Git-based CMS tip: Automatic updatedAt timestamps with Git
One of the main benefits of using a database to power either a backend API or a CMS is the ability to get consistent updatedAt timestamps for entries like posts, comments or other forms of content. Until recently, this has been one of the main features that made me consider database-powered CMSes and backends even in cases where 90% of the project would work much better with a Git-based CMS.
However, it turns out that even Git-based CMSes can get this functionality, with only a few lines of code. By taking advantage of the fact that Git tracks the modification time for each file in commits, we can get reliable results since there is a difference between the commit timestamp and the filesystem modification timestamp. This is needed since the filesystem likely will change more often, and might not even be reliable at all in CI or production environments.
This means that blogs and other projects using Git-based CMSes to store content in Git like Markdown, JSON or YAML now can get the updatedAt timestamp automatically. Since it's built into the git command, this works with any programming language where you can spawn child processes - or where you use a dedicated git library directly to get the same information.
How to extract updatedAt by using git log
To keep things simple, this technique assumes your content is stored as separate files, like for example posts/*.md. However, it should also be possible to extract the git commit timestamp for specific lines within each file, perhaps by using the Git blame information.
For now though, let's focus on the simple use case with separate files like posts/*.md. If you group data together in to for example one big posts.json file, then the following code will only give you the modification time for the entire file. It might still be good enough for some kinds of data, but this is worth considering when modeling your data and how it's stored.
# Get the unix timestamps for when file was last modified.

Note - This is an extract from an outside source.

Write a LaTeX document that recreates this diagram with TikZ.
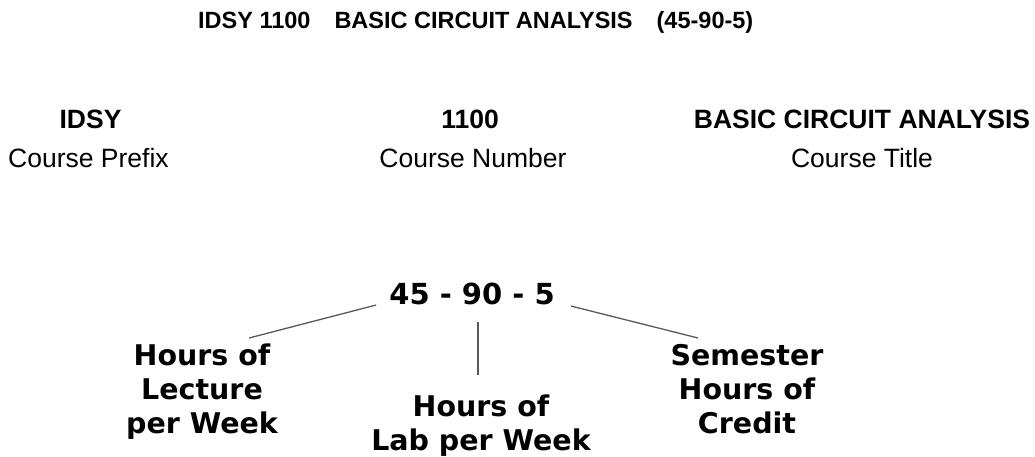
\documentclass[tikz,border=0pt]{standalone}
\usepackage{fontspec}
\setmainfont{Liberation Sans}
\newfontfamily\verd{DejaVu Sans}
\usetikzlibrary{calc}
\begin{document}
\begin{tikzpicture}[x=1pt,y=-1pt,
  txt/.style={inner sep=0pt, anchor=base},
  ttl/.style={txt, font=\fontsize{23.5}{28}\selectfont\bfseries},
  head/.style={txt, font=\fontsize{26.5}{32}\selectfont\bfseries},
  sub/.style={txt, font=\fontsize{26.5}{32}\selectfont},
  big/.style={inner sep=0pt, font=\verd\fontsize{28.5}{34}\selectfont\bfseries, align=center, anchor=north},
  conn/.style={draw=black!65, line width=1.3pt}]
\path[use as bounding box, fill=white] (0,0) rectangle (1035,456);
% title
\node[ttl, anchor=base west] (title) at (198,28) {IDSY 1100\hspace{24pt}BASIC CIRCUIT ANALYSIS\hspace{24pt}(45-90-5)};
% row 2
\node[head] (pre) at (90.5,128) {IDSY};
\node[sub] (prelbl) at (88.5,167) {Course Prefix};
\node[head] (numb) at (470,128) {1100};
\node[sub] (numblbl) at (473,167) {Course Number};
\node[head] (ctitle) at (862,128) {BASIC CIRCUIT ANALYSIS};
\node[sub] (ctitlelbl) at (862,167) {Course Title};
% bottom
\node[inner sep=0pt, anchor=base, font=\verd\fontsize{29}{34}\selectfont\bfseries] (num) at (472,304) {45 - 90 - 5};
\node[big] (lec) at (202,344) {Hours of\\Lecture\\per Week};
\node[big] (lab) at (481,395) {Hours of\\Lab per Week};
\node[big] (cred) at (747,344) {Semester\\Hours of\\Credit};
\coordinate (vtop) at ($(num.base)+(6,18)$);
\coordinate (vbot) at ($(lab.north)+(0,-20)$);
\draw[conn] ($(lec.north)+(47,-6)$) -- ($(num.base west)+(-13,1)$);
\draw[conn] (vtop) -- (vtop |- vbot);
\draw[conn] ($(num.base east)+(16,2)$) -- ($(cred.north)+(-49,-6)$);
\end{tikzpicture}
\end{document}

# `--follow` allows us to take file renames into account.
# The extra `--` prevents the file name from clashing with
# git flags or options.
#
# By sorting the timestamps, we can reliably find the
# newest/oldest timestamp, even if the Git commits show in
# a different order due to rebases/merges. When reversing
# the sort, the most recent timestamp will be at the start,
# and can be retrieved with `head -n1`:
git log --follow --format=%ad --date unix -- <FILE> |\
sort --reverse |\
head -n1
# To get the timestamp for when the file was created,
# use `tail -n1` instead:
git log --follow --format=%ad --date unix -- <FILE> |\
sort --reverse |\
tail -n1
Example implementation
You could make use of this in Node.js and TypeScript like this:
import { execSync } from 'node:child_process'
/**
* Use Git to determine when a file was last modified.
*
* This is more accurate than using the file system,
* where changes happen more freqeuntly.
*
* @param path The file path to operate on.
* @returns The `updatedAt` Date, or undefined if the
* file has not yet been modified.
*/
function getFileUpdatedAtFromGit(path: string) {
// Get the most recent UNIX timestamp for when file was
// modified in Git.
//
// By using `--follow`, we get the full history even if
// the file was renamed. This uses the Git author timestamp,
// because the commit timestamp is not as accurate and
// may change during rebases and merges
//
// Timestamps are sorted since rebases/merges might have
// caused commits to show in a different order
const rawTimestamps = execSync(
`git log --follow --format=%ad --date unix -- ${path} | sort --reverse`,
).toString()
// Sepearate entries and only keep valid ones
const timestamps = rawTimestamps.split('\n').filter(Boolean)
// If we only have one timestamp, the file was
// just created and has not yet been updated.
if (timestamps.length < 2) {
return
}
// Git stores timestamps in seconds, so we need to
// convert to ms to get the expected JS date.
const updatedAt = new Date(parseInt(timestamps[0]) * 1000)
return updatedAt
}
While Git-based CMSes are no perfect solution for all problems, this makes them even more viable, simplifying apps and websites into low-cost and easy maintenance systems that don't require any server components or databases. This is ideal for resource-constrained environments, and happens to be great for security and performance too.